Here is what Stiglitz has to say:

At the beginning of the Depression, more than a fifth of all Americans worked on farms. Between 1929 and 1932, these people saw their incomes cut by somewhere between one-third and two-thirds, compounding problems that farmers had faced for years. Agriculture had been a victim of its own success. In 1900, it took a large portion of the U.S. population to produce enough food for the country as a whole. Then came a revolution in agriculture that would gain pace throughout the century—better seeds, better fertilizer, better farming practices, along with widespread mechanization. Today, 2 percent of Americans produce more food than we can consume.

What this transition meant, however, is that jobs and livelihoods on the farm were being destroyed. Because of accelerating productivity, output was increasing faster than demand, and prices fell sharply. It was this, more than anything else, that led to rapidly declining incomes. Farmers then (like workers now) borrowed heavily to sustain living standards and production. Because neither the farmers nor their bankers anticipated the steepness of the price declines, a credit crunch quickly ensued. Farmers simply couldn’t pay back what they owed. The financial sector was swept into the vortex of declining farm incomes.

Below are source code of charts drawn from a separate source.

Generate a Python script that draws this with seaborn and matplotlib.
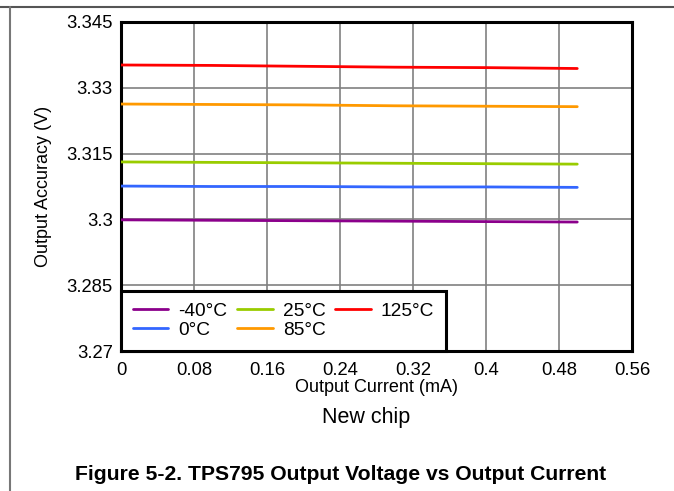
import matplotlib
matplotlib.use("Agg")
import matplotlib.pyplot as plt
import seaborn as sns
import pandas as pd
from matplotlib.lines import Line2D

current_ma = [0.0, 0.1, 0.2, 0.3, 0.4, 0.5]
v_m40 = [3.2999, 3.2998, 3.2997, 3.2996, 3.2995, 3.2994]
v_0 = [3.3076, 3.3075, 3.3075, 3.3074, 3.3074, 3.3073]
v_25 = [3.3131, 3.3130, 3.3129, 3.3128, 3.3127, 3.3126]
v_85 = [3.3263, 3.3262, 3.3261, 3.3259, 3.3258, 3.3257]
v_125 = [3.3352, 3.3351, 3.3349, 3.3347, 3.3346, 3.3344]
series_labels = ["-40°C", "0°C", "25°C", "85°C", "125°C"]
series_colors = ["#8B008B", "#3366FF", "#99CC00", "#FF9900", "#FF0000"]
x_ticks = [0, 0.08, 0.16, 0.24, 0.32, 0.4, 0.48, 0.56]
x_tick_labels = ["0", "0.08", "0.16", "0.24", "0.32", "0.4", "0.48", "0.56"]
y_ticks = [3.27, 3.285, 3.3, 3.315, 3.33, 3.345]
y_tick_labels = ["3.27", "3.285", "3.3", "3.315", "3.33", "3.345"]

rows = []
for lab, vals in zip(series_labels, [v_m40, v_0, v_25, v_85, v_125]):
    for x, v in zip(current_ma, vals):
        rows.append({"I": x, "V": v, "T": lab})
df = pd.DataFrame(rows)

sns.set_theme(style="white")
plt.rcParams["font.family"] = ["Liberation Sans", "DejaVu Sans"]
plt.rcParams["text.color"] = "black"
plt.rcParams["axes.labelcolor"] = "black"

fig = plt.figure(figsize=(6.74, 4.91), dpi=100)
ax = fig.add_axes([121 / 674, 1 - 351 / 491, (632 - 121) / 674, (351 - 22) / 491])

sns.lineplot(data=df, x="I", y="V", hue="T", hue_order=series_labels,
             palette=series_colors, linewidth=2, ax=ax, legend=False, zorder=3)

ax.set_xlim(0, 0.56)
ax.set_ylim(3.27, 3.345)
ax.set_xticks(x_ticks)
ax.set_xticklabels(x_tick_labels, fontsize=13.3, color="black")
ax.set_yticks(y_ticks)
ax.set_yticklabels(y_tick_labels, fontsize=13.3, color="black")
ax.tick_params(axis="x", length=0, pad=8)
ax.tick_params(axis="y", length=0, pad=6)
ax.grid(True, color="#808080", linewidth=1.2)
for s in ax.spines.values():
    s.set_visible(True)
    s.set_color("black")
    s.set_linewidth(2.2)
ax.set_xlabel("Output Current (mA)", fontsize=13, labelpad=0, color="black")
ax.set_ylabel("Output Accuracy (V)", fontsize=13, labelpad=10, color="black")

handles = [Line2D([0], [0], color=c, lw=2) for c in series_colors]
leg = ax.legend(handles, series_labels, ncol=3, loc="lower left",
                bbox_to_anchor=(0, 0), fontsize=13.8, frameon=True,
                fancybox=False, handlelength=1.85, handletextpad=0.52,
                columnspacing=0.52, labelspacing=0.08, borderpad=0.62,
                borderaxespad=0)
leg.get_frame().set_edgecolor("black")
leg.get_frame().set_linewidth(2.2)
leg.get_frame().set_alpha(1)

fig.text(366 / 674, 1 - 418 / 491, "New chip", ha="center", va="center", fontsize=15.5)
fig.text(341 / 674, 1 - 475 / 491, "Figure 5-2. TPS795 Output Voltage vs Output Current",
         ha="center", va="center", fontsize=15.2, fontweight="bold")

fig.add_artist(Line2D([0, 1], [1 - 6.5 / 491, 1 - 6.5 / 491], color="#555555", lw=1.5))
fig.add_artist(Line2D([10 / 674, 10 / 674], [0, 1 - 6.5 / 491], color="#777777", lw=1.5))

fig.savefig("out.png", dpi=100)
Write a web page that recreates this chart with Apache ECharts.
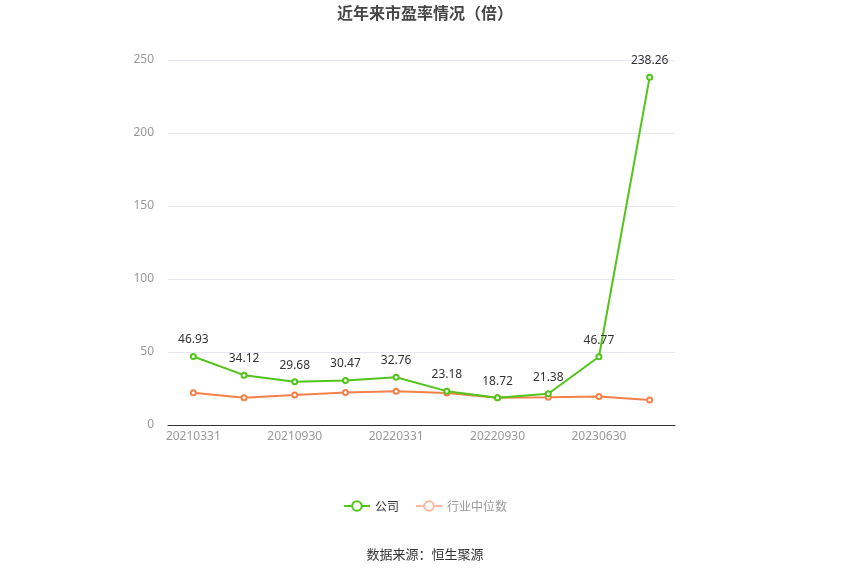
<!DOCTYPE html>
<html><head><meta charset="utf-8">
<script src="https://cdn.jsdelivr.net/npm/echarts@6/dist/echarts.min.js"></script>
<style>html,body{margin:0;padding:0;background:#fff}#c{width:850px;height:574px}</style>
</head><body><div id="c"></div>
<script>
var categories = ['20210331','20210630','20210930','20211231','20220331','20220630','20220930','20230331','20230630','20230930'];
var companyPE = [46.93, 34.12, 29.68, 30.47, 32.76, 23.18, 18.72, 21.38, 46.77, 238.26];
var industryPE = [22.1, 18.7, 20.5, 22.2, 23.2, 21.9, 18.7, 19.0, 19.6, 17.1];
var yTicks = {min: 0, max: 250, interval: 50};

var chart = echarts.init(document.getElementById('c'));
chart.setOption({
  animation: false,
  backgroundColor: '#fff',
  title: {
    text: '近年来市盈率情况（倍）',
    left: 'center', top: 0,
    textStyle: {fontSize: 16, fontWeight: 'bold', color: '#464646', fontFamily: 'Noto Sans CJK SC'}
  },
  legend: {
    bottom: 57, left: 'center',
    itemWidth: 26, itemHeight: 12, itemGap: 16,
    textStyle: {fontSize: 12, color: '#333', fontFamily: 'Noto Sans CJK SC'},
    data: [
      {name: '公司'},
      {name: '行业中位数', itemStyle: {color: '#ffb89e', borderColor: '#ffb89e'}, lineStyle: {color: '#ffb89e'}, textStyle: {color: '#999'}}
    ]
  },
  graphic: [{
    type: 'text', left: 'center', top: 548,
    style: {text: '数据来源：恒生聚源', fontSize: 13, fill: '#333', fontFamily: 'Noto Sans CJK SC'}
  }],
  grid: {left: 168, right: 175, top: 60, bottom: 149},
  xAxis: {
    type: 'category', data: categories, boundaryGap: true,
    axisLine: {lineStyle: {color: '#333'}},
    axisTick: {alignWithLabel: true, interval: 1, lineStyle: {color: '#333'}},
    axisLabel: {interval: 1, color: '#999', fontSize: 12, margin: 6, fontFamily: 'Noto Sans'}
  },
  yAxis: {
    type: 'value', min: yTicks.min, max: yTicks.max, interval: yTicks.interval,
    axisLine: {show: false}, axisTick: {show: false},
    axisLabel: {color: '#999', fontSize: 12, margin: 14, fontFamily: 'Noto Sans'},
    splitLine: {lineStyle: {color: '#e3e8f3'}}
  },
  series: [
    {
      name: '公司', type: 'line', data: companyPE,
      symbol: 'emptyCircle', symbolSize: 5,
      itemStyle: {color: '#52c41a'}, lineStyle: {color: '#52c41a', width: 2},
      label: {show: true, position: 'top', distance: 7, color: '#333', fontSize: 12, fontFamily: 'Noto Sans'},
      z: 3
    },
    {
      name: '行业中位数', type: 'line', data: industryPE,
      symbol: 'emptyCircle', symbolSize: 5,
      itemStyle: {color: '#f5804a'}, lineStyle: {color: '#f5804a', width: 2},
      z: 2
    }
  ]
});
</script></body></html>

He then goes on to describe how this problem propagated through the rest of the economy.

It’s interesting that in the first paragraph Stiglitz specifies that “more than a fifth” of all Americans worked on farms at the beginning of the depression, and that “2 percent” do today, but makes the non-numerical statement that “a large portion” of the population did so in 1900. I assume this would tend to lead most casual readers to think that most workers were on farms at that time. In fact, about 34 percent of the American labor force was in agriculture in 1900, and about 21 percent in 1930. 

The proportion of Americans working on farms has been in continuous decline since at least 1800, when about three-quarters  of the labor force was in agriculture. The decade with the biggest reduction in this proportion appears to have been the 1840s, when the percentage of the workforce in farming went from 67.2 percent to 59.7 percent (a reduction of 7.5 points). The rate of reduction from 1900 to 1960 appears to have been between four and five percentage points per decade. As far as I can tell, this was roughly the rate of reduction from about 1860–1960.

The Great Depression occurred around the middle of a century-long, steady decline in the percentage of the labor force on farms. How could this decline have been the special cause of a spectacular economic collapse that occurred in one of these ten decades, but in none of those before or after?